The issues with development finance data

  • Q

    Why is it currently hard for decision makers in developing countries to determine whether the development finance they are receiving is effective?

    A

    Aaron: There are a number of reasons. The aid landscape is crowded, with a lot of different donors and implementing institutions involved in packaging and spending funding in different countries around the world. These are supposed to work through the national systems of recipient countries, but they don’t always. Which means for recipient countries, simply trying to coordinate incoming aid funds is difficult enough.

    This is especially the case for small island developing states and least developed countries, which are highly dependent on aid funds but also have very stretched public sectors. So, just tracking what funds are being committed and how these are being used is difficult and time consuming. And if you can’t track funds easily, you can’t even begin to evaluate what impact they are having.

    The second reason is that it usually isn’t straightforward to evaluate whether aid is generating long-term changes for people and the environment, it really requires some analysis. So if a lot of your time and resources are spent trying to work out what finance is going where, there’s no space to even ask important questions about whether aid is effective. For instance the question whether more people are getting access to electricity as a result of all the money spent on the energy sector.

  • Q

    The tool that you are developing, the Aid Atlas, uses data that is already publicly available. What’s the problem with using it as is?

    A

    Georgia: One, the collection of data is a challenge. So is the processing of it. It is a huge database with many different factors so while the data is there, it is not easy to get your head around.

    Here at SEI, we’ve spent quite some time and energy on this when we were working on a few reports. And we realized that a person sitting in a ministry in a least developed country for instance doesn’t have the time and energy to put into this the same way we were doing it. That’s when the idea of developing this tool came up to enable public sector officials in these countries to very quickly get a picture without having to become data specialists and without having to go and search the internet for where the data exists.

Prototype Aid Atlas platform

This is what the Aid Atlas platform will look like on a user’s screen. Image: SEI.

How the Aid Atlas can help

  • Q

    So what does the tool do?

    A

    Georgia: There are two main parts of it.

    One is an interactive visualisation of development finance commitments and disbursements that shows which countries are providing development finance to whom. The other is detailed profile pages. These allow users to tailor the analysis based on what they’re looking for and get deeper into the data, to look at more information about where finance is coming from, going to and how it is being used.

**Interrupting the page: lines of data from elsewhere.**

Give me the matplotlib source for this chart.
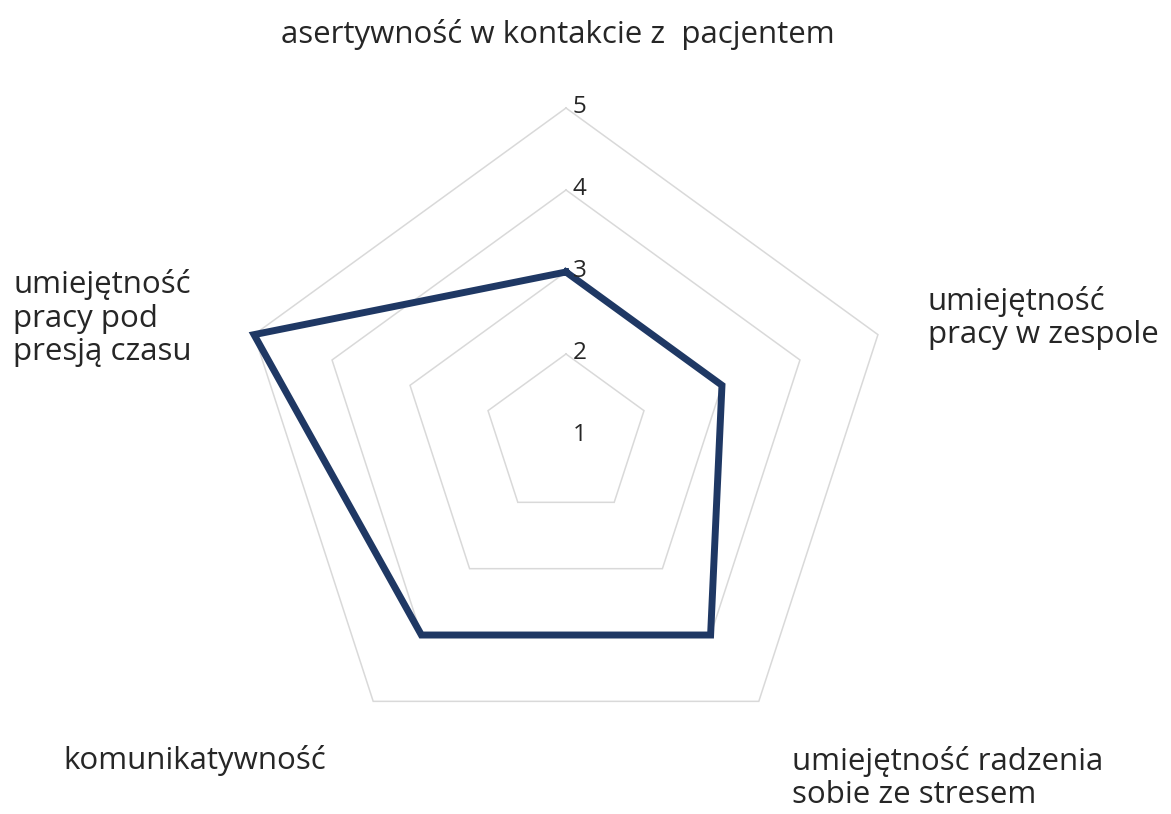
import numpy as np
import matplotlib
matplotlib.use("Agg")
import matplotlib.pyplot as plt

plt.rcParams['font.family'] = ['Open Sans', 'DejaVu Sans']

# skills assessed, clockwise from the top
categories = [
    "asertywność w kontakcie z  pacjentem",
    "umiejętność\npracy w zespole",
    "umiejętność radzenia\nsobie ze stresem",
    "komunikatywność",
    "umiejętność\npracy pod\npresją czasu",
]
scores = [3, 3, 4, 4, 5]
levels = [1, 2, 3, 4, 5]

W, H = 1171, 814
fig = plt.figure(figsize=(W / 100, H / 100), dpi=100)

# polar axes: centre at (566, 436) px, radius 328 px
cx, cy, rad = 566, 436, 328
ax = fig.add_axes([(cx - rad) / W, (H - cy - rad) / H, 2 * rad / W, 2 * rad / H],
                  projection='polar')
ax.set_theta_offset(np.pi / 2)
ax.set_theta_direction(-1)
ax.set_ylim(levels[0], levels[-1])
ax.grid(False)
ax.spines['polar'].set_visible(False)
ax.set_xticks([])
ax.set_yticks([])
ax.patch.set_alpha(0)

n = len(categories)
theta = np.linspace(0, 2 * np.pi, n, endpoint=False)
theta_c = np.append(theta, theta[0])

# pentagon gridlines
for lv in levels:
    ax.plot(theta_c, [lv] * (n + 1), color='#d9d9d9', lw=1.1,
            solid_joinstyle='miter', zorder=1, clip_on=False)

# data series
vals = np.append(scores, scores[0])
ax.plot(theta_c, vals, color='#1f3864', lw=5.0, solid_joinstyle='miter',
        zorder=3, clip_on=False)

# value axis labels along the top spoke
for lv in levels:
    ax.annotate(str(lv), xy=(0, lv), xytext=(5, 1), textcoords='offset points',
                ha='left', va='center', fontsize=17.5, color='#262626',
                annotation_clip=False, zorder=4)

# category labels
text_kw = dict(fontsize=22.5, color='#262626', linespacing=1.15)
label_pos = [
    (558, 35, 'center'),
    (928, 318, 'left'),
    (792, 778, 'left'),
    (63, 760, 'left'),
    (13, 318, 'left'),
]
for lab, (x, y, ha) in zip(categories, label_pos):
    fig.text(x / W, 1 - y / H, lab, ha=ha, va='center', **text_kw)

fig.savefig("out.png", dpi=100, facecolor='white')
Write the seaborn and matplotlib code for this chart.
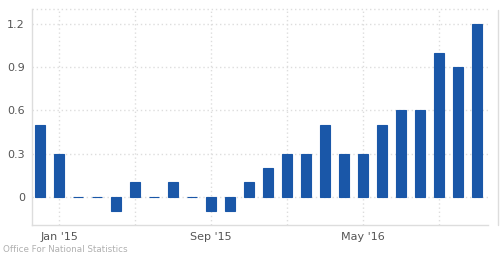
import matplotlib
matplotlib.use("Agg")
import matplotlib.pyplot as plt
import seaborn as sns
import pandas as pd
from matplotlib.lines import Line2D

months = ["Dec '14", "Jan '15", "Feb '15", "Mar '15", "Apr '15", "May '15", "Jun '15",
          "Jul '15", "Aug '15", "Sep '15", "Oct '15", "Nov '15", "Dec '15", "Jan '16",
          "Feb '16", "Mar '16", "Apr '16", "May '16", "Jun '16", "Jul '16", "Aug '16",
          "Sep '16", "Oct '16", "Nov '16"]
values = [0.5, 0.3, 0.0, 0.0, -0.1, 0.1, 0.0, 0.1, 0.0, -0.1, -0.1, 0.1, 0.2, 0.3,
          0.3, 0.5, 0.3, 0.3, 0.5, 0.6, 0.6, 1.0, 0.9, 1.2]
yticks = [0, 0.3, 0.6, 0.9, 1.2]
ytick_labels = ["0", "0.3", "0.6", "0.9", "1.2"]
grid_months = ["Jan '15", "May '15", "Sep '15", "Jan '16", "May '16", "Sep '16"]
label_months = ["Jan '15", "Sep '15", "May '16"]
source = "Office For National Statistics"

df = pd.DataFrame({"month": months, "value": values})

sns.set_style("white")
plt.rcParams['font.family'] = ['DejaVu Sans']

fig = plt.figure(figsize=(5.02, 2.6), dpi=100)
ax = fig.add_axes([32/502, 1-225/260, (488-32)/502, (225-9)/260])

bar_color = "#1a57a8"
sns.barplot(data=df, x="month", y="value", color=bar_color, width=0.53,
            saturation=1, ax=ax, edgecolor=bar_color, linewidth=0.8, zorder=3)

ax.set_xlim(-0.44, 23.58)
ax.set_ylim(-0.195, 1.304)

ax.set_yticks(yticks)
ax.set_yticklabels(ytick_labels)

gpos = [months.index(m) for m in grid_months]
for p in gpos:
    ax.axvline(p, color="#dddddd", linestyle=(0, (1, 2)), linewidth=1, zorder=0)
for y in yticks:
    ax.axhline(y, color="#dddddd", linestyle=(0, (1, 2)), linewidth=1, zorder=0)
ax.axhline(1.304, color="#dddddd", linestyle=(0, (1, 2)), linewidth=1, zorder=0, clip_on=False)

lpos = [months.index(m) for m in label_months]
ax.set_xticks(lpos)
ax.set_xticklabels(label_months)

ax.tick_params(axis="both", length=0, labelsize=8, colors="#555555")
ax.tick_params(axis="x", pad=5)
ax.tick_params(axis="y", pad=5)
ax.set_xlabel("")
ax.set_ylabel("")

for s in ["top", "right"]:
    ax.spines[s].set_visible(False)
ax.spines["left"].set_color("#dddddd")
ax.spines["left"].set_linewidth(1)
ax.spines["bottom"].set_color("#dddddd")
ax.spines["bottom"].set_linewidth(1)

fig.add_artist(Line2D([498/502, 498/502], [1-225/260, 1-10/260], color="#dddddd", linewidth=1))

fig.text(3/502, 1-249/260, source, fontsize=6.3, color="#b0b0b0", va="center", ha="left")

fig.savefig("out.png", dpi=100)
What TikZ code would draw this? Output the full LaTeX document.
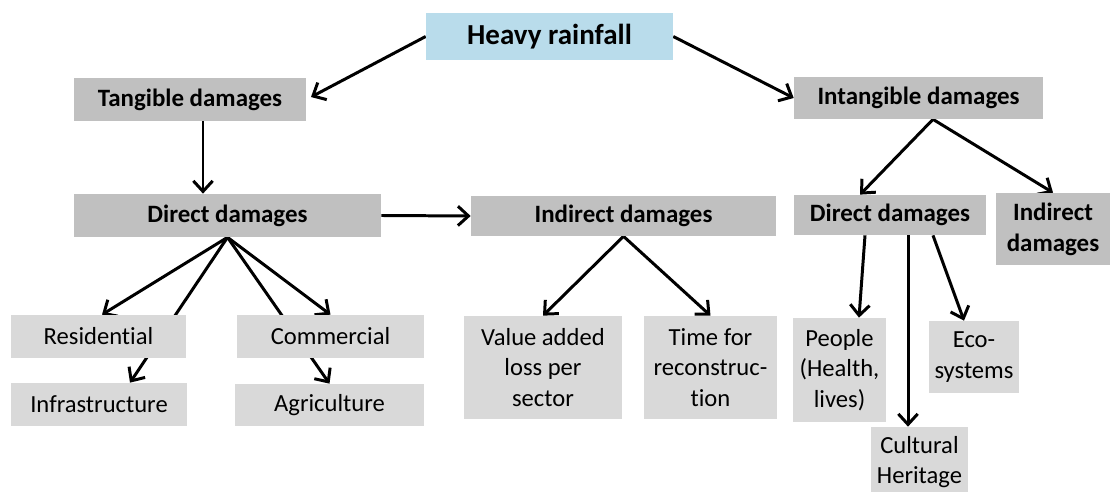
\documentclass[tikz,border=0pt]{standalone}
\usepackage{fontspec}
\setmainfont{Carlito}[Ligatures=NoCommon]
\usetikzlibrary{arrows.meta,backgrounds}

\definecolor{rainblue}{HTML}{B9DCEB}
\definecolor{darkbox}{HTML}{C0C0C0}
\definecolor{lightbox}{HTML}{D9D9D9}

\begin{document}
\begin{tikzpicture}[x=0.02cm,y=-0.02cm,
        every node/.style={inner sep=0pt,align=center,font=\fontsize{14}{17.5}\selectfont},
        main/.style={fill=darkbox,font=\fontsize{14.2}{17.5}\selectfont\bfseries},
        leaf/.style={fill=lightbox},
        link/.style={line width=1.7pt,-{Straight Barb[length=6pt,width=11pt]}}]
                \useasboundingbox (0,0) rectangle (1112,492);
                % top level
                \node[fill=rainblue,font=\fontsize{16.5}{19}\selectfont\bfseries,minimum width=4.94cm,minimum height=0.94cm] (H) at (549.5,36.5) {Heavy rainfall};
                \node[main,minimum width=4.64cm,minimum height=0.86cm] (T) at (190,99.5) {Tangible damages};
                \node[main,minimum width=4.98cm,minimum height=0.84cm] (I) at (918.5,98) {Intangible damages};
                % second level
                \begin{scope}[every node/.append style={main}]
                    \node[minimum width=6.14cm,minimum height=0.86cm] (TD) at (227.5,215.5) {Direct damages};
                    \node[minimum width=6.10cm,minimum height=0.80cm] (TI) at (623.5,216) {Indirect damages};
                    \node[minimum width=3.84cm,minimum height=0.80cm] (ID) at (890,215) {Direct damages};
                    \node[minimum width=2.28cm,minimum height=1.44cm] (II) at (1053,229) {Indirect\\damages};
                \end{scope}
                % leaves
                \begin{scope}[every node/.append style={leaf}]
                    \node[minimum width=3.50cm,minimum height=0.86cm] (R) at (98.5,336.5) {Residential};
                    \node[minimum width=3.52cm,minimum height=0.86cm] (F) at (99,404.5) {Infrastructure};
                    \node[minimum width=3.74cm,minimum height=0.86cm] (C) at (330.5,336.5) {Commercial};
                    \node[minimum width=3.78cm,minimum height=0.84cm] (A) at (329.5,405) {Agriculture};
                    \node[minimum width=3.16cm,minimum height=2.06cm] (V) at (543,367.5) {Value added\\loss per\\sector};
                    \node[minimum width=2.66cm,minimum height=2.06cm] (Z) at (710.5,367.5) {Time for\\reconstruc-\\tion};
                    \node[minimum width=1.86cm,minimum height=2.08cm] (P) at (839.5,370) {People\\(Health,\\lives)};
                    \node[minimum width=1.80cm,minimum height=1.44cm] (E) at (974,357) {Eco-\\systems};
                    \node[minimum width=1.94cm,minimum height=1.40cm] (K) at (919.5,462) {Cultural\\Heritage};
                \end{scope}
                % connectors behind the boxes
                \begin{scope}[on background layer,every path/.style={link}]
                    \draw[shorten >=3pt] (H.west) -- (T.east);
                    \draw (H.east) -- (I.west);
                    \draw ([xshift=0.26cm]T.south) -- ([xshift=0.26cm]T.south |- TD.north);
                    \draw (TD.east) -- (TI.west);
                    \draw (TD.south) -- ([xshift=0.07cm]R.north);
                    \draw (TD.south) -- ([xshift=0.62cm]F.north);
                    \draw (TD.south) -- (C.north);
                    \draw (TD.south) -- (A.north);
                    \draw (TI.south) -- (V.north);
                    \draw (TI.south) -- (Z.north);
                    \draw ([xshift=0.29cm]I.south) -- ([xshift=-0.60cm]ID.north);
                    \draw ([xshift=0.29cm]I.south) -- (II.north);
                    \draw ([xshift=-0.50cm]ID.south) -- ([xshift=0.39cm]P.north);
                    \draw ([xshift=0.36cm]ID.south) -- ([xshift=0.36cm]ID.south |- K.north);
                    \draw ([xshift=0.86cm]ID.south) -- ([xshift=-0.20cm]E.north);
                \end{scope}
            \end{tikzpicture}
\end{document}
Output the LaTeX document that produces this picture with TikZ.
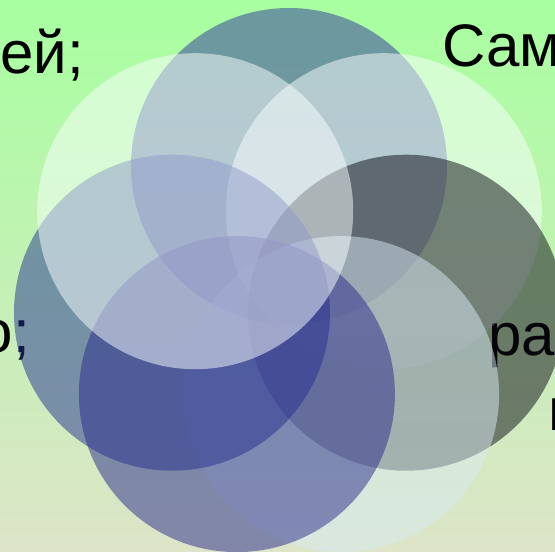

    Aaron: So the user immediately gets the chance to choose what it is they’re interested in. That could be to find out what sector a particular donor has been funding in the last few years. But it is also possible to look at different policy categories where the funders have categorized a certain project as related to for example climate finance, biodiversity finance, desertification or gender. The user can also choose to look at what sectors the aid went to – energy or health for example.

graphic detailing to which sectors Canada's development finance went

This graphic details what sectors development finance from Canada went to. Image: SEI.

  • Q

    What are the tool’s limitations?

    A

    Georgia: The data that we use is the data reported by donor countries and there is a lot of room for improvement in how they do that.

    Basically, donors enter all of their financial transactions into the OECD’s creditor reporting system. And when they do that somebody makes a decision on which sector that project was about, or which policy objective the project might have been really relevant for. But people entering that information into the system can make errors – for instance by coding something as climate related that really is not.

    Aaron: Another issue can be that some donors group their funding as, for example, funding for the Pacific region, even though they are in fact working with specific countries there. By not specifying individual amounts for individual countries, it makes it much harder for people in countries such as Tuvalu, Samoa or Tonga to understand what money they received and for what.

  • Q

    And the tool aims to change that?

    A

    Aaron: Yes. We are hoping that by making development finance more transparent, donors will have an incentive to improve the way they enter the data.

    But even more importantly, the idea is that by bringing transparency to development finance, this finance will become more effective over time. To understand what is happening is a necessary first step to improve effectiveness. From understanding what the money is going to, we can then start correlating with social, environmental or economic indicators to start evaluating whether development finance is playing a positive role in addressing the priorities of developing countries and in producing real change on the ground.